Federal attorneys in Manhattan brought the suit Wednesday on behalf of two students attending New Rochelle High School, stating that the children had not been not removed from an upper-story hallway on Jan. 31, 2013, when firefighters were called there for smoke in an electrical service room.

Although the students were with their aides and were in what the district considered a safe place, they remained in the building while other staff members and students had been evacuated.

The federal government said the district had not followed federal Americans with Disabilities Act requirements to treat the two the same as other students in the school.

The district acknowledged that in the judgment signed Friday. The school agreed to create a safety plan for mobility-impaired students, allow all children to participate in safety drills, provide training to staff, stop discriminating against disabled children, and hire an expert to help with evacuation plans.

"The City School District of New Rochelle is fully dedicated to ensuring the safety of all students at all times. The district's expanded emergency response training already underway will fulfill the agreement reached with the US Attorney's Office," the district said in a statement Friday.

The parents of the students were not immediately available for comment.

This was not the first time the district was chastised by federal sources for the misstep. In August 2013, the U.S. Department of Justice had also faulted the district for not removing the students.

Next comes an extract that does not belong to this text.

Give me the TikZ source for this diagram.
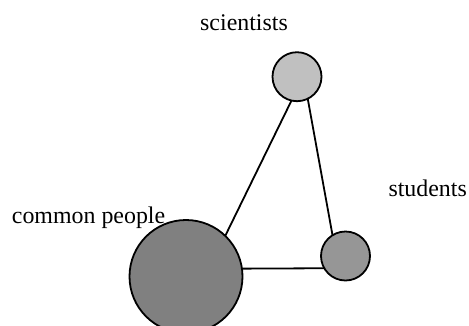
\documentclass[tikz,border=0pt]{standalone}
\usepackage{fontspec}
\setmainfont{Liberation Serif}
\begin{document}
\begin{tikzpicture}[x=1pt,y=-1pt,
  lbl/.style={anchor=base west,inner sep=0pt,font=\fontsize{23.9}{28}\selectfont},
  ball/.style={circle,draw=black,line width=1.8pt,inner sep=0pt,outer sep=0pt},
  link/.style={line width=1.8pt}]
\clip (0,0) rectangle (469,325);
\useasboundingbox (0,0) rectangle (469,325);
\node[ball,fill={rgb,255:red,192;green,192;blue,192},minimum size=49pt] (sci) at (297,76.7) {};
\node[ball,fill={rgb,255:red,150;green,150;blue,150},minimum size=49pt] (stu) at (345.5,256) {};
\node[ball,fill={rgb,255:red,128;green,128;blue,128},minimum size=113pt] (big) at (186,276.5) {};
\draw[link] (big.46) -- (sci.257);
\draw[link] (sci.296) -- (stu.122);
\draw[link] (big.8) -- (stu.210);
\node[lbl] (tsci) at (200,30) {scientists};
\node[lbl] (tcom) at (11.7,223.3) {common people};
\node[lbl] (tstu) at (388.3,196) {students};
\end{tikzpicture}
\end{document}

"These kids were not treated the same," Dr. Judith Martinez said at the time. She is the mother of one of the two students, Michael Martinez, then 17. "And it was just disgusting because it had been going on for years."

Rich Feltenstein, whose daughter Jennifer, a senior in 2013, was kept on the third floor during the evacuation, said that it was not until mid-April of that school year that the district granted their request to move her third-floor classes to ground-floor rooms.

"They saw that something wasn't right," he said at the time. "And my real hope for this is that no student, no child, would ever have to go through what Jennifer and Michael had to go through."